Chronic exposure to staph bacteria could be a risk factor for lupus, according to a recent article from ScienceDaily.com. This discovery about lupus and bacteria occurred in a Mayo Clinic study where mice were exposed to low doses of a protein found in staph. The mice developed a lupus like disease, with kidney disease and autoantibodies like those found in lupus patients, according to a website.
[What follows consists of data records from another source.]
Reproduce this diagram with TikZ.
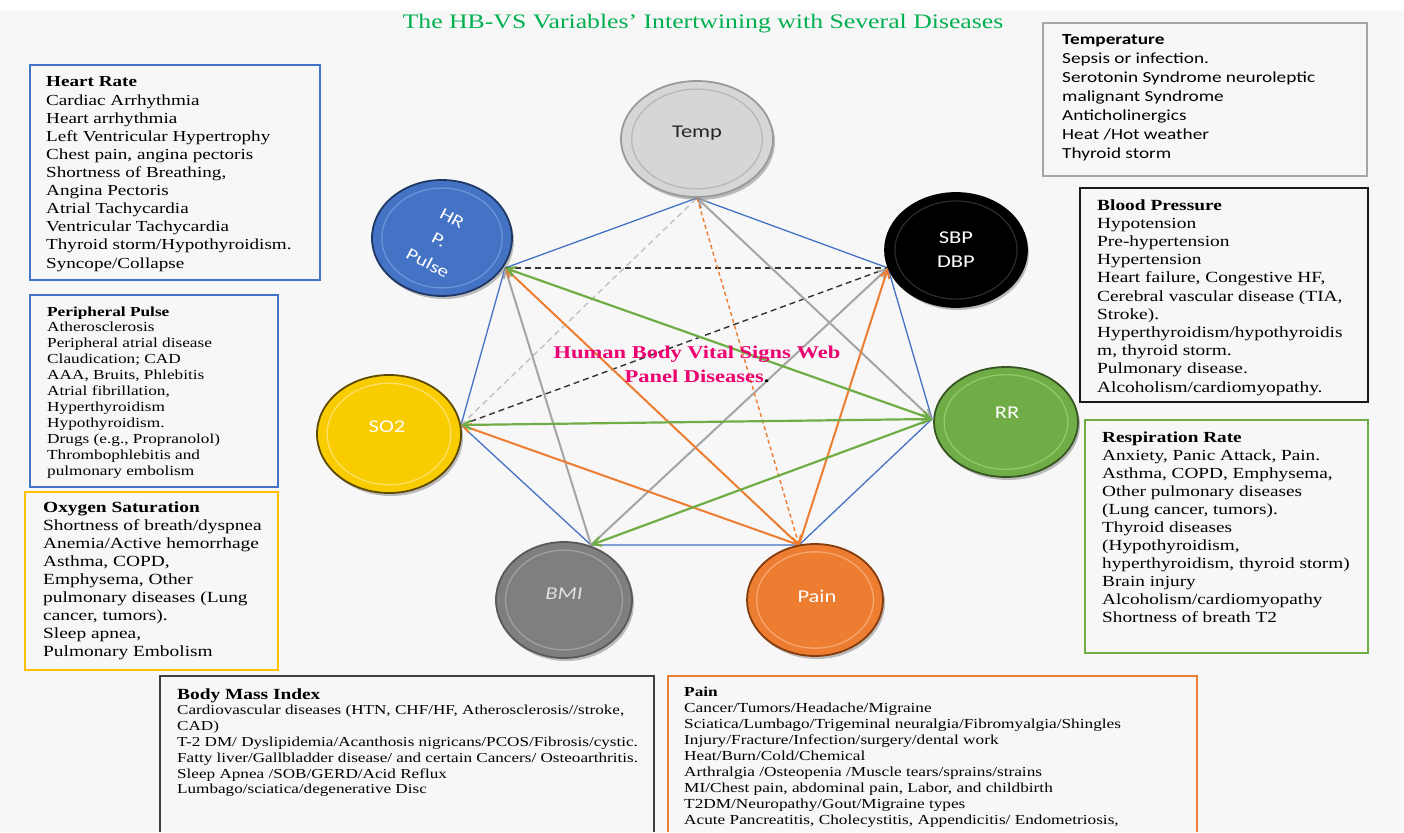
\documentclass[tikz,border=0pt]{standalone}
\usepackage{fontspec}
\setmainfont{Liberation Serif}[FakeStretch=1.25]
\newfontfamily\calib{Carlito}[FakeStretch=1.25]
\usetikzlibrary{shapes.geometric,arrows.meta}
\definecolor{bgc}{HTML}{F7F7F7}
\definecolor{bluec}{HTML}{4472C4}
\definecolor{greenc}{HTML}{70AD47}
\definecolor{orangec}{HTML}{ED7D31}
\definecolor{grayc}{HTML}{A5A5A5}
\definecolor{goldc}{HTML}{FFC000}
\definecolor{titlec}{HTML}{00B050}
\definecolor{pinkc}{HTML}{EE0070}
\definecolor{tempf}{HTML}{D6D6D6}
\definecolor{tempr}{HTML}{B8B8B8}
\definecolor{tempe}{HTML}{9A9A9A}
\definecolor{hrr}{HTML}{6A93DA}
\definecolor{hre}{HTML}{1F3864}
\definecolor{sbpr}{HTML}{2A2A2A}
\definecolor{rrr}{HTML}{8FCB66}
\definecolor{rre}{HTML}{375623}
\definecolor{so2f}{HTML}{F9CC00}
\definecolor{so2r}{HTML}{FFE066}
\definecolor{so2e}{HTML}{5E4A00}
\definecolor{bmif}{HTML}{7F7F7F}
\definecolor{bmir}{HTML}{A0A0A0}
\definecolor{bmie}{HTML}{595959}
\definecolor{painr}{HTML}{F7A670}
\definecolor{paine}{HTML}{843C0C}
\newcommand\tl[1]{\begin{tabular}[t]{@{}l@{}}#1\end{tabular}}
\newcommand\disk[8]{%
 \fill[black!50, opacity=0.5] (#2+2,#3+3) ellipse [x radius=#4pt, y radius=#5pt];
 \node[ellipse, draw=#8, line width=1.8pt, fill=#6, minimum width=2*#4pt, minimum height=2*#5pt, inner sep=0pt] (#1) at (#2,#3) {};
 \draw[draw=#7, line width=1.3pt] (#2,#3) ellipse [x radius=0.86*#4pt, y radius=0.86*#5pt];
}
\begin{document}
\begin{tikzpicture}[x=1pt,y=-1pt, >={Straight Barb[length=8pt,width=9pt]},
 txt/.style={anchor=base west, inner sep=0pt},
 poly/.style={draw=bluec, line width=1.3pt},
 gline/.style={draw=grayc, line width=2pt},
 oline/.style={draw=orangec, line width=2pt},
 grline/.style={draw=greenc, line width=2.2pt},
 bdash/.style={draw=black!80, line width=1.4pt, dash pattern=on 6pt off 4pt},
 ldash/.style={draw=black!25, line width=1.3pt, dash pattern=on 6pt off 4pt},
 odash/.style={draw=orangec, line width=1.4pt, dash pattern=on 4pt off 3pt},
 lbl/.style={font=\calib\fontsize{18}{24}\selectfont, inner sep=0pt, align=center},
 hrlbl/.style={font=\calib\fontsize{17}{20}\selectfont, inner sep=0pt, text=white, rotate=-28},
]
\useasboundingbox (0,0) rectangle (1404,832);
\fill[white] (0,0) rectangle (1404,832);
\fill[bgc] (0,10) rectangle (1404,832);

% title
\node[anchor=base, inner sep=0pt, text=titlec, font=\fontsize{20.6}{24}\selectfont] (title) at (703,29) {The HB-VS Variables' Intertwining with Several Diseases};

% boxes
\draw[draw=bluec, line width=1.5pt] (30,65) rectangle (320,280);
\draw[draw=bluec, line width=1.5pt] (30,295) rectangle (278,487);
\draw[draw=goldc, line width=1.8pt] (25,492) rectangle (278,670);
\draw[draw=black!35, line width=2pt] (1043,23) rectangle (1367,176);
\draw[draw=black!90, line width=1.8pt] (1080,188) rectangle (1368,402);
\draw[draw=greenc, line width=2pt] (1085,420) rectangle (1368,653);
\draw[draw=black!75, line width=1.5pt] (160,832) -- (160,676) -- (654,676) -- (654,832);
\draw[draw=orangec, line width=1.5pt] (668,832) -- (668,676) -- (1197,676) -- (1197,832);

\node[txt, font=\fontsize{15.3}{18.1}\selectfont] (hrtxt) at (46,87) {\tl{\textbf{Heart Rate}\\
Cardiac Arrhythmia\\
Heart arrhythmia\\
Left Ventricular Hypertrophy\\
Chest pain, angina pectoris\\
Shortness of Breathing,\\
Angina Pectoris\\
Atrial Tachycardia\\
Ventricular Tachycardia\\
Thyroid storm/Hypothyroidism.\\
Syncope/Collapse}};

\node[txt, font=\fontsize{13.8}{15.9}\selectfont] (pptxt) at (47,316) {\tl{\textbf{Peripheral Pulse}\\
Atherosclerosis\\
Peripheral atrial disease\\
Claudication; CAD\\
AAA, Bruits, Phlebitis\\
Atrial fibrillation,\\
Hyperthyroidism\\
Hypothyroidism.\\
Drugs (e.g., Propranolol)\\
Thrombophlebitis and\\
pulmonary embolism}};

\node[txt, font=\fontsize{15.5}{18.1}\selectfont] (o2txt) at (43,512) {\tl{\textbf{Oxygen Saturation}\\
Shortness of breath/dyspnea\\
Anemia/Active hemorrhage\\
Asthma, COPD,\\
Emphysema, Other\\
pulmonary diseases (Lung\\
cancer, tumors).\\
Sleep apnea,\\
Pulmonary Embolism}};

\node[txt, font=\calib\fontsize{15.4}{19}\selectfont] (temptxt) at (1062,45) {\tl{\textbf{Temperature}\\
Sepsis or infection.\\
Serotonin Syndrome neuroleptic\\
malignant Syndrome\\
Anticholinergics\\
Heat /Hot weather\\
Thyroid storm}};

\node[txt, font=\fontsize{15.5}{18.2}\selectfont] (bptxt) at (1097,210) {\tl{\textbf{Blood Pressure}\\
Hypotension\\
Pre-hypertension\\
Hypertension\\
Heart failure, Congestive HF,\\
Cerebral vascular disease (TIA,\\
Stroke).\\
Hyperthyroidism/hypothyroidis\\
m, thyroid storm.\\
Pulmonary disease.\\
Alcoholism/cardiomyopathy.}};

\node[txt, font=\fontsize{15.4}{18}\selectfont] (rrtxt) at (1102,442) {\tl{\textbf{Respiration Rate}\\
Anxiety, Panic Attack, Pain.\\
Asthma, COPD, Emphysema,\\
Other pulmonary diseases\\
(Lung cancer, tumors).\\
Thyroid diseases\\
(Hypothyroidism,\\
hyperthyroidism, thyroid storm)\\
Brain injury\\
Alcoholism/cardiomyopathy\\
Shortness of breath T2}};

\node[txt, font=\fontsize{13.7}{15.8}\selectfont] (bmitxt) at (177,699) {\tl{{\fontsize{15.5}{15.8}\selectfont\textbf{Body Mass Index}}\\
Cardiovascular diseases (HTN, CHF/HF, Atherosclerosis//stroke,\\
CAD)\\
T-2 DM/ Dyslipidemia/Acanthosis nigricans/PCOS/Fibrosis/cystic.\\
Fatty liver/Gallbladder disease/ and certain Cancers/ Osteoarthritis.\\
Sleep Apnea /SOB/GERD/Acid Reflux\\
Lumbago/sciatica/degenerative Disc}};

\node[txt, font=\fontsize{13.8}{16.1}\selectfont] (paintxt) at (684,696) {\tl{\textbf{Pain}\\
Cancer/Tumors/Headache/Migraine\\
Sciatica/Lumbago/Trigeminal neuralgia/Fibromyalgia/Shingles\\
Injury/Fracture/Infection/surgery/dental work\\
Heat/Burn/Cold/Chemical\\
Arthralgia /Osteopenia /Muscle tears/sprains/strains\\
MI/Chest pain, abdominal pain, Labor, and childbirth\\
T2DM/Neuropathy/Gout/Migraine types\\
Acute Pancreatitis, Cholecystitis, Appendicitis/ Endometriosis,}};

% vertices
\coordinate (vT) at (697,198);
\coordinate (vHR) at (505,268);
\coordinate (vSBP) at (888,268);
\coordinate (vRR) at (932,419);
\coordinate (vSO2) at (461,425);
\coordinate (vBMI) at (591,545);
\coordinate (vPain) at (799,545);

% connectors
\draw[poly] (vHR) -- (vT) -- (vSBP) -- (vRR) -- (vPain) -- (vBMI) -- (vSO2) -- cycle;
\draw[bdash] (vHR) -- (vSBP);
\draw[bdash] (vSO2) -- (vSBP);
\draw[ldash] (vSO2) -- (vT);
\draw[gline, ->] (vBMI) -- (vHR);
\draw[gline, ->] (vBMI) -- (vSBP);
\draw[gline, <->] (vT) -- (vRR);
\draw[oline, ->] (vPain) -- (vHR);
\draw[oline, ->] (vPain) -- (vSO2);
\draw[oline, ->] (vPain) -- (vSBP);
\draw[odash, ->] (vT) -- (vPain);
\draw[grline, <->] (vHR) -- (vRR);
\draw[grline, <->] (vSO2) -- (vRR);
\draw[grline, ->] (vRR) -- (vBMI);

% disks
\disk{temp}{697}{139}{76}{58}{tempf}{tempr}{tempe}
\disk{hr}{442}{238}{70}{58}{bluec}{hrr}{hre}
\disk{sbp}{956}{250}{71}{57}{black}{sbpr}{black}
\disk{rr}{1006}{422}{72}{55}{greenc}{rrr}{rre}
\disk{so2}{389}{434}{72}{59}{so2f}{so2r}{so2e}
\disk{bmi}{564}{600}{68}{58}{bmif}{bmir}{bmie}
\disk{pain}{815}{600}{68}{56}{orangec}{painr}{paine}

\node[lbl, text=black!85] (tempL) at (697,133) {Temp};
\node[lbl, text=white] (sbpL) at (956,250) {SBP\\DBP};
\node[lbl, text=white] (rrL) at (1007,413) {RR};
\node[lbl, text=white] (so2L) at (387,427) {SO2};
\node[lbl, text=black!12, font=\calib\itshape\fontsize{18}{24}\selectfont] (bmiL) at (564,594) {BMI};
\node[lbl, text=white] (painL) at (817,596) {Pain};
\node[hrlbl] (hrL1) at (452,218) {HR};
\node[hrlbl] (hrL2) at (439,240) {P.};
\node[hrlbl] (hrL3) at (428,263) {Pulse};

% centre text
\node[anchor=base, inner sep=0pt, text=pinkc, font=\bfseries\fontsize{18}{24}\selectfont] (web) at (697,358) {\begin{tabular}[t]{@{}c@{}}Human Body Vital Signs Web\\ Panel Diseases\textcolor{black}{.}\end{tabular}};
\end{tikzpicture}
\end{document}
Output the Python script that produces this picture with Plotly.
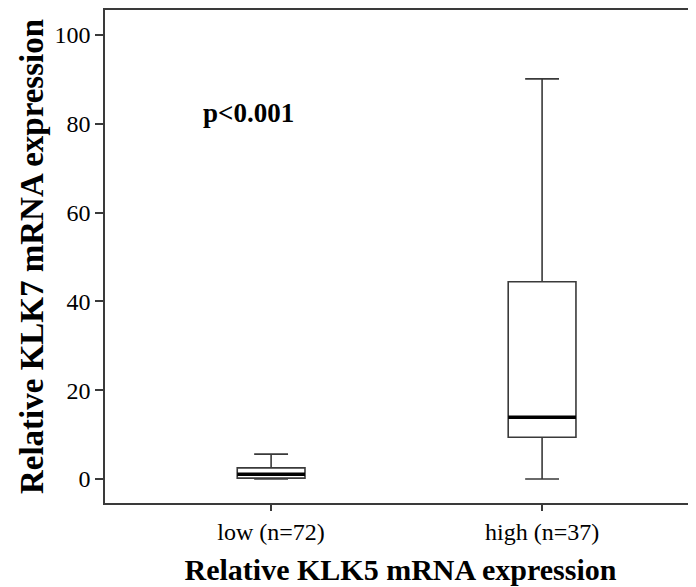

These lupus bacteria findings were published in The Journal of Immunology. The next step, the article states, is to find out if this staph protein plays a similar role in humans. Another important question is whether or not eradicating staph in people who are at risk for lupus can help prevent it from forming. Former research has shown that staph bacteria have also been linked to other autoimmune disease such as Kawasaki disease and psoriasis.

 

Lupus Bacteria Susceptibility

 

People that have lupus are more susceptible to bacteria because of the medications that they take and because of the disease itself. Also, when a lupus patient gets an infection they usually have more serious symptoms and take longer to heal. Therefore, it is important that people that have lupus take precautions against becoming sick as much as possible.

Lupus health experts recommend that people with lupus take antibiotics before any surgical or dental procedure. Lupus patients should also try their best to minimize their exposure to colds, flu, and other types of infections. It has also been found that antibiotics like penicillin and septrin can make lupus worse.

It used to be thought that immunizations were dangerous to lupus patients and should be avoided by them. However, now it is known that live vaccines carry very little risk and dead vaccines are safe. In fact, the risks involved in getting an infection are much greater than the risks of getting immunized. However, one should discuss getting a vaccine with their doctor beforehand.

Distinguishing between lupus and infections can be quite difficult. Decrease energy levels and fever have been associated with both infections and lupus flares. If you have no other symptoms aside from these, it is best to go to your doctor and find the source of the problem. A simple blood test, like a white cell count can help to distinguish the two. Lupus and bacteria such as salmonella can be very dangerous to your health and hard to overcome, therefore you should always report symptoms of a possible infection to your doctor.